Le refus global de Stephen Harper

Dérives démocratiques - la société confrontée à sa propre impuissance

Ce week-end, Hélène Buzetti du Devoir nous a appris qu'après avoir menacé de retirer toute subvention aux films qui vont à l'encontre de la morale publique, Stephen Harper a aboli un programme de 4,7 millions de dollars destiné à aider les artistes et les intellectuels canadiens à se produire à l'étranger.
La raison ? Le premier ministre ne veut pas que des radicaux et des marginaux ternissent l'image du pays.
HEE HAW !
La première fois que j'ai vu Stephen Harper à la télé, je me suis dit : «Oh boy, voilà un gros cow-boy de l'Ouest qui se fout de la culture comme de sa première côte de boeuf...»
Mais je me suis tout de suite ravisé en me disant qu'il ne faut jamais juger les hommes à leur apparence et qu'il faut toujours donner la chance au coureur.
Or, vous savez quoi ? Ma première impression était la bonne. Stephen Harper est un gros cow-boy de l'Ouest qui se fout de la culture comme de sa première côte de boeuf. Cet homme ne comprend strictement rien aux arts.
Pour lui, les seules oeuvres d'art qui méritent d'être financées par l'État sont celles qui font du bien, qui prônent de bonnes valeurs et qui montrent à quel point le Canada est le plusse beau pays du monde.
Des sculptures inuites. Des courtepointes montrant des fermiers en train de travailler la terre. Des rigodons d'Aspen Cove et de Harbour Breton.
Le gars est tellement straight et tellement plate qu'il ferait passer l'ancien pavillon du Canada de l'Expo 67 pour le quartier général de Hustler.
UN CONTREPOINT IRONIQUE
Une source conservatrice très bien placée a expliqué au Devoir que le programme était aboli parce qu'il avait déjà servi à financer les voyages de personnes ou de groupes qui «ne faisaient pas consensus».
Or, l'art intéressant ne fait jamais consensus ! Le rôle d'un artiste n'est pas de plaire à tout le monde, mais d'explorer des sujets délicats, controversés.
Quoiqu'en pense sa Bedonnesse, il y a de la vie après le Groupe des Sept ! C'est bien beau, le parc Algonquin et les grands paysages canadiens, mais l'art ne sert pas qu'à peindre des épinettes et des orignaux.
Le plus ironique dans toute cette histoire est que cette nouvelle est sortie le même week-end où l'on célébrait le soixantième anniversaire du Refus Global.

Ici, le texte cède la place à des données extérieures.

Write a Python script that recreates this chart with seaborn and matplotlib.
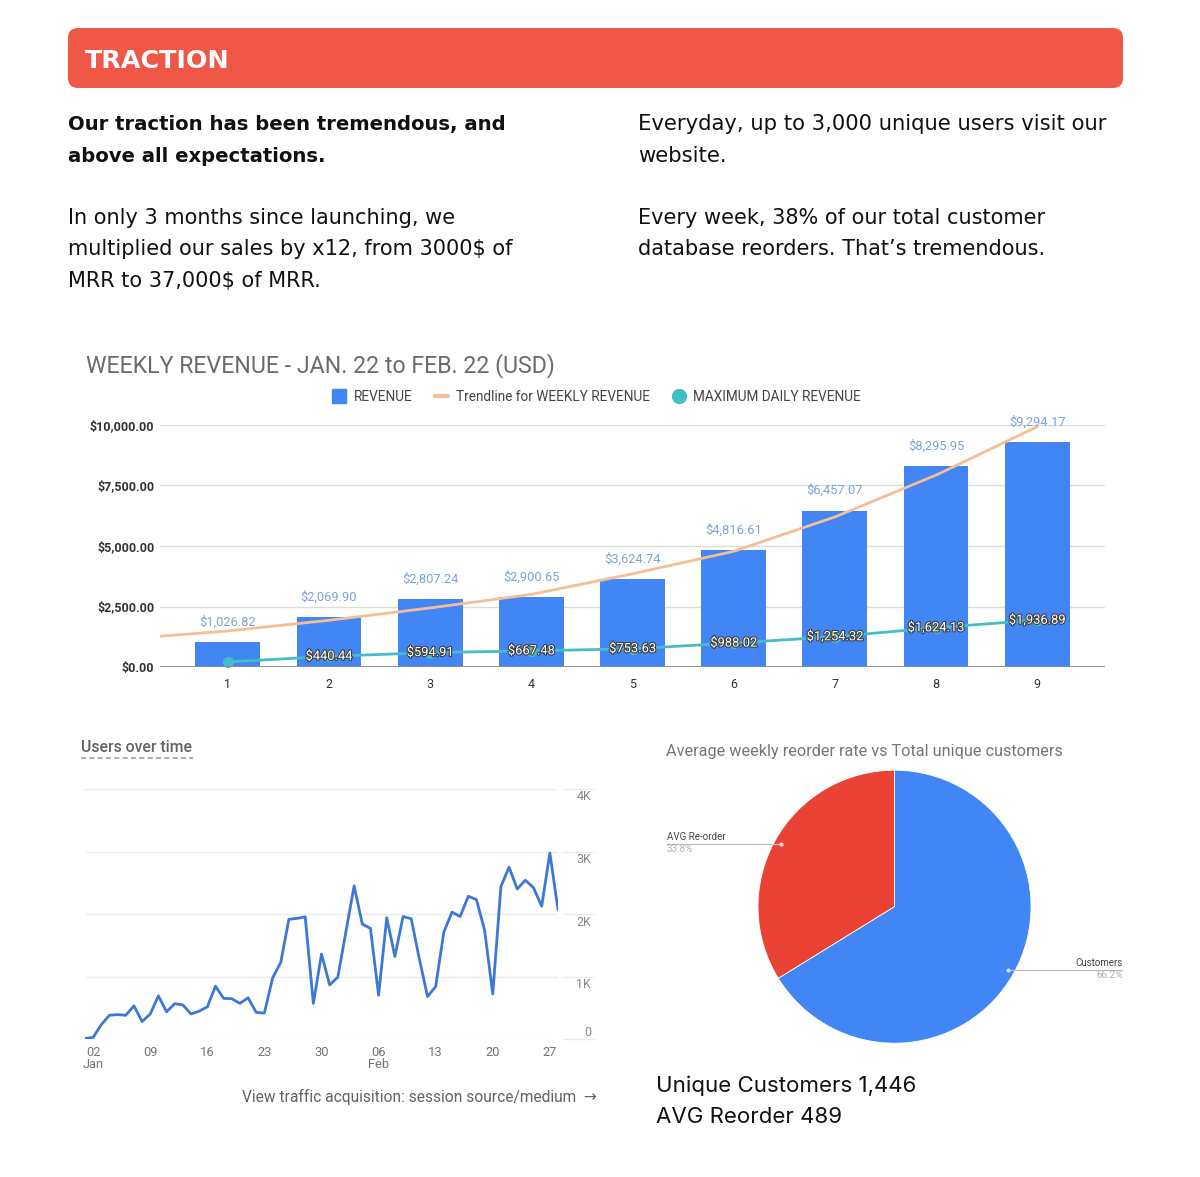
import numpy as np
import pandas as pd
import matplotlib
matplotlib.use("Agg")
import matplotlib.pyplot as plt
import matplotlib.patheffects as pe
import matplotlib.transforms as mtransforms
from matplotlib.patches import FancyBboxPatch
from matplotlib.lines import Line2D
import seaborn as sns

# ---------------- data ----------------
weeks = [1, 2, 3, 4, 5, 6, 7, 8, 9]
revenue = [1026.82, 2069.90, 2807.24, 2900.65, 3624.74, 4816.61, 6457.07, 8295.95, 9294.17]
max_daily = [210, 440.44, 594.91, 667.48, 753.63, 988.02, 1254.32, 1624.13, 1936.89]
trend_weeks = [0.33, 1, 2, 3, 4, 5, 6, 7, 8, 9]
trend_revenue = [1270, 1490, 1930, 2440, 3000, 3850, 4780, 6200, 7930, 9930]
revenue_ticks = [0, 2500, 5000, 7500, 10000]
legend_labels = ["REVENUE", "Trendline for WEEKLY REVENUE", "MAXIMUM DAILY REVENUE"]

users_jan = [10, 25, 230, 380, 390, 380, 530, 280, 400, 690, 435, 565, 545, 400, 445, 515,
             845, 650, 645, 570, 660, 425, 415, 975, 1225, 1915, 1930, 1955, 570, 1360, 865]
users_feb = [990, 1720, 2450, 1840, 1770, 700, 1940, 1320, 1960, 1925, 1280, 680, 840, 1710,
             2030, 1960, 2285, 2230, 1740, 720, 2440, 2750, 2400, 2540, 2420, 2125, 2975, 2070]
users_first_day = "2022-01-01"
users_tick_dates = ["2022-01-02", "2022-01-09", "2022-01-16", "2022-01-23", "2022-01-30",
                    "2022-02-06", "2022-02-13", "2022-02-20", "2022-02-27"]
users_tick_labels = ["02\nJan", "09", "16", "23", "30", "06\nFeb", "13", "20", "27"]
users_y_ticks = [0, 1000, 2000, 3000, 4000]
users_y_labels = ["0", "1K", "2K", "3K", "4K"]

pie_labels = ["AVG Re-order", "Customers"]
pie_shares = [33.8, 66.2]
unique_customers = 1446
avg_reorder = 489

# ---------------- style ----------------
sns.set_theme(style="white")
plt.rcParams["font.family"] = ["Roboto", "DejaVu Sans"]
TOP = ["DejaVu Sans"]
BOTTOM = ["Inter", "DejaVu Sans"]

BLUE = "#4285F4"
RED = "#EA4335"
TEAL = "#46BDC6"
PEACH = "#F5BE96"

W, H = 1200, 1177
fig = plt.figure(figsize=(12, 11.77), dpi=100)
fig.patch.set_facecolor("white")
renderer = fig.canvas.get_renderer()


def rect(x0, y0, x1, y1):
    return [x0 / W, 1 - y1 / H, (x1 - x0) / W, (y1 - y0) / H]


# background / text layer in pixel coordinates
bg = fig.add_axes([0, 0, 1, 1])
bg.set_xlim(0, W)
bg.set_ylim(H, 0)
bg.axis("off")


def text_block(x, lines, baselines, ref_idx, ref_width, **kw):
    """Draw a paragraph; one font size for the block, fitted to a reference line width."""
    arts = [bg.text(x, b, s, va="baseline", fontsize=14, **kw) for s, b in zip(lines, baselines)]
    w = arts[ref_idx].get_window_extent(renderer).width
    size = 14 * ref_width / w
    for a in arts:
        a.set_fontsize(size)
    return arts


bg.add_patch(FancyBboxPatch((68, 28), 1055, 60, boxstyle="round,pad=0,rounding_size=10",
                            fc="#EF5746", ec="none"))
text_block(85, ["TRACTION"], [68.5], 0, 145, color="white", fontweight="bold", family=TOP)

tcol = "#111111"
text_block(68, ["Our traction has been tremendous, and", "above all expectations."],
           [130, 161.5], 0, 440, fontweight="bold", family=TOP, color=tcol)
text_block(68, ["In only 3 months since launching, we",
                "multiplied our sales by x12, from 3000$ of",
                "MRR to 37,000$ of MRR."],
           [224, 255.3, 286.7], 1, 447, family=TOP, color=tcol)
text_block(638, ["Everyday, up to 3,000 unique users visit our", "website."],
           [130, 161.5], 0, 469, family=TOP, color=tcol)
text_block(638, ["Every week, 38% of our total customer",
                 "database reorders. That\u2019s tremendous."],
           [224, 255.3], 0, 410, family=TOP, color=tcol)

# ---------------- bar chart ----------------
text_block(86, ["WEEKLY REVENUE - JAN. 22 to FEB. 22 (USD)"], [372], 0, 470, color="#6b6b6b")

ax1 = fig.add_axes(rect(160, 425, 1105, 667))
ax1.set_facecolor("none")
sns.barplot(x=weeks, y=revenue, native_scale=True, width=0.64, color=BLUE, saturation=1,
            errorbar=None, ax=ax1, zorder=2, edgecolor="none")
sns.lineplot(x=trend_weeks, y=trend_revenue, color=PEACH, lw=2, ax=ax1, zorder=3)
sns.lineplot(x=weeks, y=max_daily, color=TEAL, lw=2, marker="o", markersize=8,
             markeredgewidth=0, ax=ax1, zorder=4)
ax1.set_xlim(0.33, 9.67)
ax1.set_ylim(0, 10000)
ax1.set_yticks(revenue_ticks)
ax1.set_yticklabels([f"${v:,.2f}" for v in revenue_ticks])
ax1.set_xticks(weeks)
ax1.set_xticklabels([str(w) for w in weeks])
ax1.yaxis.grid(True, color="#dcdcdc", lw=1)
ax1.set_axisbelow(True)
ax1.axhline(0, color="#8a8a8a", lw=2, zorder=5)
for s in ax1.spines.values():
    s.set_visible(False)
ax1.tick_params(axis="y", length=0, pad=4, labelsize=9, labelcolor="#333333")
ax1.tick_params(axis="x", length=0, pad=8, labelsize=9, labelcolor="#333333")
for lbl in ax1.get_yticklabels():
    lbl.set_fontweight("bold")
ax1.set_xlabel("")
ax1.set_ylabel("")

for w, r in zip(weeks, revenue):
    ax1.annotate(f"${r:,.2f}", (w, r), xytext=(0, 14.5), textcoords="offset points",
                 ha="center", va="center", fontsize=9.3, color="#7BA3DF", zorder=6)
for w, m in zip(weeks[1:], max_daily[1:]):
    ax1.text(w, m, f"${m:,.2f}", ha="center", va="center", fontsize=9.3, color="white",
             zorder=7, path_effects=[pe.withStroke(linewidth=1.6, foreground="#404040")])

handles = [Line2D([], [], marker="s", ls="none", color=BLUE, markersize=10),
           Line2D([], [], color=PEACH, lw=3),
           Line2D([], [], marker="o", ls="none", color=TEAL, markersize=10)]
fig.legend(handles, legend_labels, loc="center", bbox_to_anchor=(597 / W, 1 - 397 / H),
           ncol=3, frameon=False, fontsize=9.8, labelcolor="#444444", handlelength=0.9,
           handletextpad=0.6, columnspacing=1.7)

# ---------------- users over time ----------------
text_block(81, ["Users over time"], [752], 0, 111, color="#5f6368", fontweight="medium")
bg.plot([81, 193], [758, 758], ls=(0, (3, 2)), color="#9aa0a6", lw=1.2)

users = users_jan + users_feb
df_users = pd.DataFrame({"date": pd.date_range(users_first_day, periods=len(users), freq="D"),
                         "users": users})
ax2 = fig.add_axes(rect(85, 789, 558, 1039))
ax2.set_facecolor("none")
for v in users_y_ticks:
    ax2.axhline(v, color="#ececec", lw=1, zorder=0)
    ax2.axhline(v, xmin=1.011, xmax=1.076, color="#ececec", lw=1, zorder=0, clip_on=False)
sns.lineplot(data=df_users, x="date", y="users", color="#3b78d8", lw=2, ax=ax2, zorder=3)
ax2.set_xlim(df_users["date"].iloc[0], df_users["date"].iloc[-1])
ax2.set_ylim(0, 4000)
ax2.set_yticks([])
ax2.set_xticks(pd.to_datetime(users_tick_dates))
ax2.set_xticklabels(users_tick_labels, fontsize=9.3, color="#70757a", linespacing=0.95)
ax2.tick_params(axis="x", length=0, pad=5)
for s in ax2.spines.values():
    s.set_visible(False)
ax2.set_xlabel("")
ax2.set_ylabel("")
tr_below = mtransforms.offset_copy(ax2.get_yaxis_transform(), fig=fig, x=0, y=-8, units="dots")
tr_above = mtransforms.offset_copy(ax2.get_yaxis_transform(), fig=fig, x=0, y=7, units="dots")
for v, lab in zip(users_y_ticks, users_y_labels):
    ax2.text(1.07, v, lab, ha="right", va="center", fontsize=9, color="#80868b",
             transform=tr_above if v == 0 else tr_below)

text_block(242, ["View traffic acquisition: session source/medium  \u2192"], [1101.7], 0, 356,
           color="#5f6368")

# ---------------- pie ----------------
text_block(666, ["Average weekly reorder rate vs Total unique customers"], [756], 0, 398,
           color="#757575")
ax3 = fig.add_axes(rect(758, 770, 1031, 1043.4))
ax3.set_facecolor("none")
wedges, _ = ax3.pie(pie_shares, colors=[RED, BLUE], startangle=90, counterclock=True,
                    radius=1, wedgeprops=dict(linewidth=0.6, edgecolor="white"))
ax3.set_xlim(-1, 1)
ax3.set_ylim(-1, 1)
ax3.set_aspect("equal")
for wdg, lab, share in zip(wedges, pie_labels, pie_shares):
    ang = np.deg2rad((wdg.theta1 + wdg.theta2) / 2)
    x0, y0 = 0.95 * np.cos(ang), 0.95 * np.sin(ang)
    side = np.sign(np.cos(ang))
    xe = side * 1.67
    ax3.plot([x0, xe], [y0, y0], color="#bdbdbd", lw=0.9, clip_on=False)
    ax3.plot([x0], [y0], marker="o", markersize=2, color="#dddddd", clip_on=False)
    ha = "left" if side < 0 else "right"
    ax3.text(xe, y0 + 0.048, lab, ha=ha, va="center", fontsize=7, color="#444444",
             clip_on=False)
    ax3.text(xe, y0 - 0.04, f"{share:.1f}%", ha=ha, va="center", fontsize=7,
             color="#b0b0b0", clip_on=False)

text_block(656, [f"Unique Customers {unique_customers:,}", f"AVG Reorder {avg_reorder}"],
           [1091.7, 1123.3], 0, 260, family=BOTTOM, color="#111111")

fig.savefig("out.png", dpi=100, facecolor="white")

On n'aurait pas pu trouver un contrepoint plus savoureux.
À BAS LE RISQUE
Voici comment Borduas décrivait le Québec des années 40-50 :
«Un petit peuple serré de près aux soutanes restées les seules dépositaires de la foi, du savoir, de la vérité et de la richesse nationale. Tenu à l'écart de l'évolution universelle de la pensée pleine de risques et de dangers... Les oeuvres révolutionnaires, quand par hasard elles tombent sous la main, paraissent les fruits amers d'un groupe d'excentriques...» On dirait le Canada selon Stephen Harper.
Un pays gnan-gnan qui ne fait pas de vague et qui refuse de donner 10 000 $ à une troupe de danseurs sous prétexte qu'ils montrent parfois leurs tétons, mais qui n'hésite pas deux secondes à dépenser 292 millions de dollars pour l'achat de six hélicoptères militaires. Comme quoi la notion d'obscénité est toute relative.